Nach Rücksprache mit dem Wissenschaftsrat beschloss der Vorort, sich mit einer gross angelegten Enquête ein genaueres Bild über die Forschungs- und Entwicklungsausgaben der Schweizer Wirtschaft zu verschaffen. Überdies wurden "Leitsätze zur Errichtung einer Organisation zur Förderung der angewandten Forschung" erarbeitet, die den Sektionen des Vereins 1967 zur Stellungnahme vorlagen. Kern des Modells war eine von den Wirtschaftsverbänden getragene Organisation, die solche Projekte fördern sollte, in denen die Resultate der Grundlagenforschung für "wirtschaftliche Zwecke" nutzbar gemacht würden. Gesuchstellern wollte man zinslose Darlehen oder zumindest eine Garantie zur teilweisen Deckung des Forschungsrisikos gewähren, sofern die Resultate der Forschung der Allgemeinheit zur Verfügung gestellt würden. Andernfalls müsste der Interessent, der die wirtschaftliche Verwertung übernimmt, die erhaltene Hilfe zurückerstatten. (Sitzungsprotokoll der AG Forschungspolitik des Vororts vom 10.07.1966, AfZ, Vororts-Archiv, XIII, 202.13.)

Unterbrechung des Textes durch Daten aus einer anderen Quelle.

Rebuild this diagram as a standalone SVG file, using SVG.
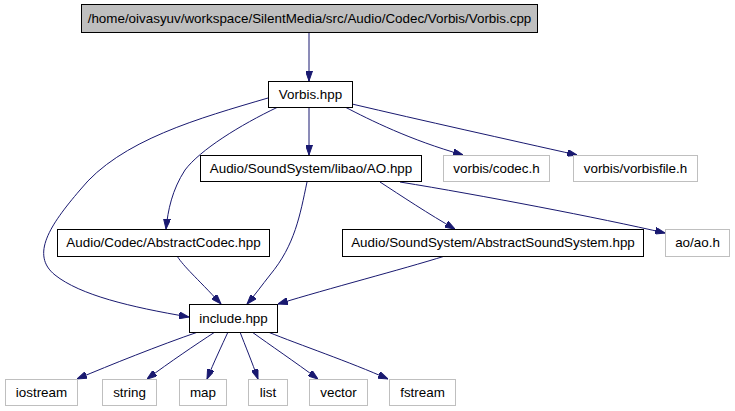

Die Reaktion der Sektionen auf den Vorschlag war freilich vernichtend. Die Chemische Industrie, die weitaus am meisten Forschung betrieb, war dem Vorhaben von Anfang an sehr skeptisch gegenüber gestanden. Typisch war die Reaktion der Schweizerischen Handelskammer: Nur neun ihrer Fachverbände hatten sich für das Vorhaben ausgesprochen, während sechs indifferent waren und sich 23 teilweise dezidiert dagegen aussprachen. Man konnte sich nicht vorstellen, dass der geplante „Nationalfonds II“ mit Beiträgen aus der Privatwirtschaft ausreichend alimentiert würde. Aber eine Stiftung zu gründen „deren erste Amtshandlung es sein würde, vom Bund Geld zu erbetteln“, erachtete man nicht als Aufgabe des Vororts. Stattdessen empfahl die Handelskammer unverbindlich, der Nationalfonds und die Hochschulen sollten vermehrt industrienahe Forschungsprojekte fördern und es sei der Kontakt zwischen Industrie und Wissenschaft generell zu verbessern. (Sitzungsprotokoll der Schweizerischen Handelskammer vom 13.09.1968, AfZ, Vororts-Archiv, XIII, 202.13)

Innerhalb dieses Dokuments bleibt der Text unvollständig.